Bonus question: Why is that?

My $.02

 

Must have missed the first question....

But that "bonus" one's easy....
To keep the ring and pinion from developing a regular wear pattern. If it were an "even" ratio, the same teeth on the pinion would always mesh with the same teeth on the ring gear..... gearset life would diminish.

Rarely seen... yes, but there are some out there.
Oh yeah, whats the prize?????

Love gears, use to write some nice little gear programs every once in a while..... here's a question for you.

Gear "A" has a mass of 20 kg and its centroidal radius of gyration is 150 mm. The mass of gear "B" is 10 kg and its centroidal radius of gyration is 100 mm. Calculate the angular acceleration of gear "B" when a torque of 12 N·m is applied to the shaft of gear "A". Let's neglect friction.

-Mindgame

 

Thanks for playing Brooke.

Incorrect answer though,
and the units should be rad/sec^2

-Mindgame

 

First question was in another thread.

Yep, the pinion only gets intimate with a few of the ring teeth. Not sure about the gearset life diminishing, but it might develop an interesting noise pattern. If you take it apart and reassemble with different teeth meshing, it can get noisy. It's usually avoidedb, but I have seen 9 in. 3.00s. Some guys need ratios every tenth. 3.00, 3.10, 3.20, etc.

Your question:

Let's see, at 30 kg (66 lb) of ring and pinion gears, since that's the topic of the thread, I'm guessing either a Top Fuel or medium sized truck gears, right? 12 N.m on this gearset is probably less than 1/10% of it's design load. It would probably take more torque than that just to rotate the gears to set them up if friction was considered. How can we neglect friction on a hypoid gearset this size running only at 12 N.m?

Actually I have no clue as to the angular acceleration. Would it not depend on the gear ratio? Guess not, or that would be in the "givens". I don't get the cookie, huh?

 

with your question on strength vs number of teeth, the more teeth you have on the ring or pinion, the thinner you are going to have to make them to make room for the additional teeth. and the thinner the teeth, the weaker it is.

 

I’m fairly certain that you didn’t give enough information to compute the acceleration of gear B. You could find the acceleration of gear A, but without actual tooth counts or relative diameters you can’t calculate how fast B is accelerated…
(well, that wasn't worded right but you get what I'm trying to say, I hope)

I supposed that you could assume that the radius of gyration is proportionate to the actual diameter of the gear, but that would rarely be the case in real life.

On the original question I would bet that the reason is a cost/benefit thing.
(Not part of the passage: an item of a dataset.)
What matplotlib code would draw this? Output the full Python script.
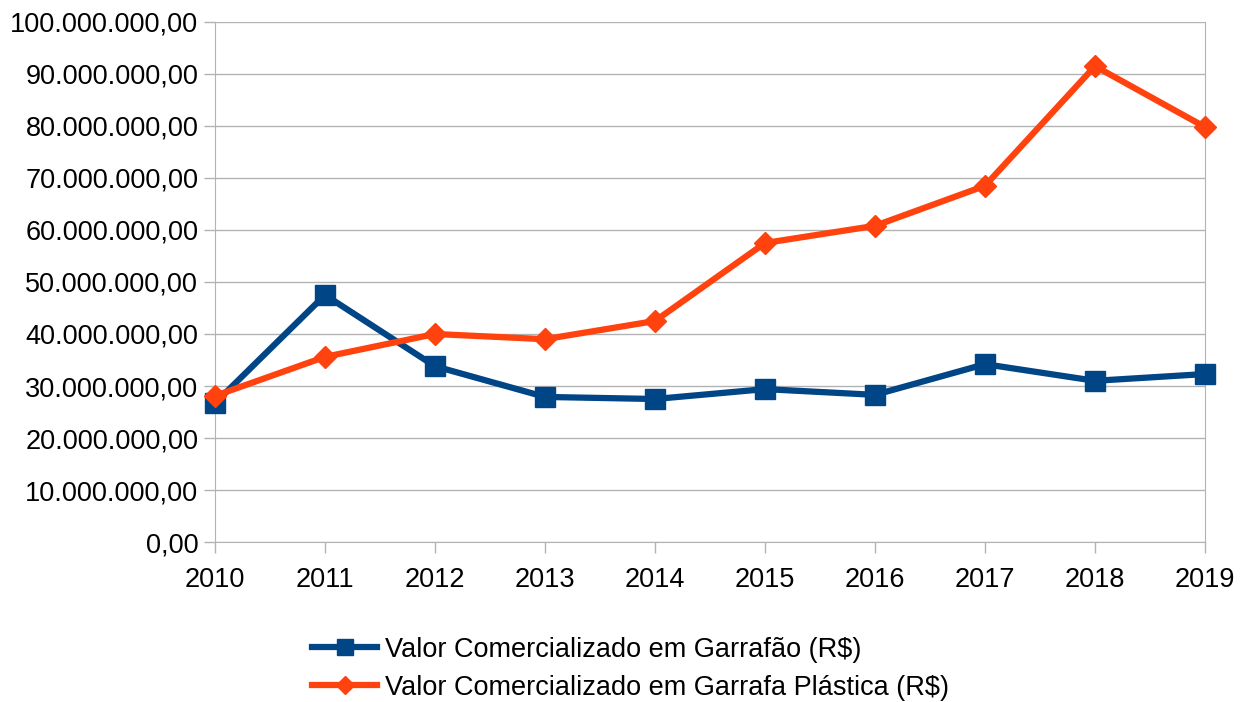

The fact is that it’s probably cheaper for most manufacturers to step up to the next larger axle (say up the ring gear size ½” or something) then to get marginally better strength by spending much more money in machining costs

 

Angular acceleration is not dependent on the tooth count but I did forget to mention the contact radius I used to make the calcs, lol. Sorry bout that guys.

rA=240mm
rB=180mm

-Mindgame

 

Ah, plane kinetics of rigid bodies, how fun.

Your answer: aB = 25.5 rad/s^2

Direction of rotation would also be imperative to an answer like this.

Take care

 

if you don't mind, could you explain how you got that answer? i'm stuck on a similar question to that

 

You'll never see some of these people on here again, sadly.

 

This is exactly right. I believe the reason you don't have the greater number of teeth is because it's a tradeoff between durability and space limitations. If you are running more teeth to gain the same ratio, you will have to either make room for the same size of teeth (physical dimensions), or you have to make the teeth smaller to fit in the same amount of space, which in turn you have weaker teeth. More teeth would be overall stronger (assuming same size of teeth), but then you have to make up for it somewhere. Secondarily, when you have more teeth and have to make up for it in size, you have more mass, which means you lose some to parasitic losses.

 

If this is the case then how come having more splines (teeth) on items such as input/output shafts and rear axles equate to stronger parts?

 

when they have more splines the shafts are larger diameter

 

And, all the splines are engaged.... not just a few, like the gear teeth on a ring and pinion.